[begin Dataset content]

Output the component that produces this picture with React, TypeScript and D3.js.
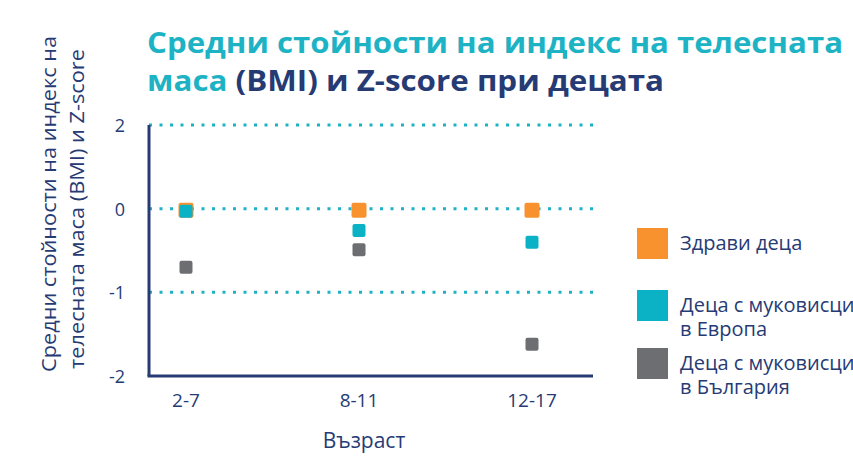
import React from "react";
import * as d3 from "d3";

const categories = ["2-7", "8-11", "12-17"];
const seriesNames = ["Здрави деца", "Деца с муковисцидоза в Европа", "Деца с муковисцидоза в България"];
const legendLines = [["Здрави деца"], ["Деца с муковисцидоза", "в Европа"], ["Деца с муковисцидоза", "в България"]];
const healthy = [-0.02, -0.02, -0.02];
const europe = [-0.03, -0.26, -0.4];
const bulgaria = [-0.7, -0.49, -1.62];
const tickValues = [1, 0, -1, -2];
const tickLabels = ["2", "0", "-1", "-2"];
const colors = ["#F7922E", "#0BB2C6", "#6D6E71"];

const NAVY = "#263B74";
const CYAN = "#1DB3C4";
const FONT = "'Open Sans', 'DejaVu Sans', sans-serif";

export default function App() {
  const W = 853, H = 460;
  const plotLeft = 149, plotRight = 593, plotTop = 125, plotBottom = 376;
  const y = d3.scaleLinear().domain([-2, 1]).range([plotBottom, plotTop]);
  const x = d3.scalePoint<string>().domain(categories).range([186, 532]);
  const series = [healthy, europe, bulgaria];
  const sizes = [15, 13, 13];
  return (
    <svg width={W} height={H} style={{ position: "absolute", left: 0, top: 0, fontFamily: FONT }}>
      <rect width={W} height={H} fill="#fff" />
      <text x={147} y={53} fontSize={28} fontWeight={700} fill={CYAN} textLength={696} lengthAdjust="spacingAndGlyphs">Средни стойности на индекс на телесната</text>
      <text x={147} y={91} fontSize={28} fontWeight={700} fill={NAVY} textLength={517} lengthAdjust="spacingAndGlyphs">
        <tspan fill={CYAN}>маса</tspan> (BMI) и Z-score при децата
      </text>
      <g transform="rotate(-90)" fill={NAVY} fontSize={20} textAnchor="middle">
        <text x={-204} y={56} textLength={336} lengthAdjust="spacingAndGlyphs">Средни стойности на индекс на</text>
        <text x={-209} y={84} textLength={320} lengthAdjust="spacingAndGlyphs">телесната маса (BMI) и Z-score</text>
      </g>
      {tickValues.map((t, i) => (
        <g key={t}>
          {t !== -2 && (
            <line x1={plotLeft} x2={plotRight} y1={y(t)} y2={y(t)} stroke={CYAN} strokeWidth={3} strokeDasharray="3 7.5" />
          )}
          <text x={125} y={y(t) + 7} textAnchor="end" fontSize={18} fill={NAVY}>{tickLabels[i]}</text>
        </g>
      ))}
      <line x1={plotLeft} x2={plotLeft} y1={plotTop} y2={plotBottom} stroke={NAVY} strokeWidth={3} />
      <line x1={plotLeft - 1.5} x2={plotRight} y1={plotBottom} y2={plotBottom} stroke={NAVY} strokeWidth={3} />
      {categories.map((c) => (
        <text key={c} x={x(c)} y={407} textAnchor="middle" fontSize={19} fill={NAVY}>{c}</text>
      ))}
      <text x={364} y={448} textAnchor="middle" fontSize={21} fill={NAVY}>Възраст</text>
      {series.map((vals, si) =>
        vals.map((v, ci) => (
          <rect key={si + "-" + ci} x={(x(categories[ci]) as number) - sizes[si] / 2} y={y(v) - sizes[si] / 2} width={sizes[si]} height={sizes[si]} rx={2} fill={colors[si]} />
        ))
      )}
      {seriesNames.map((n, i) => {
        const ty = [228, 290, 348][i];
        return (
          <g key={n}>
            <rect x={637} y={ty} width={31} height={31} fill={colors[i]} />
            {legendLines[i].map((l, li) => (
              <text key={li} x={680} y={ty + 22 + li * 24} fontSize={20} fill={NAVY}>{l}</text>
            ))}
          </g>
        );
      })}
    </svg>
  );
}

[end Dataset content]

* _Aim_
Copy all lines of the listing above that contain the string "React".

* _Response to this task_
Output the component that produces this picture with React, TypeScript and D3.js.
import React from "react";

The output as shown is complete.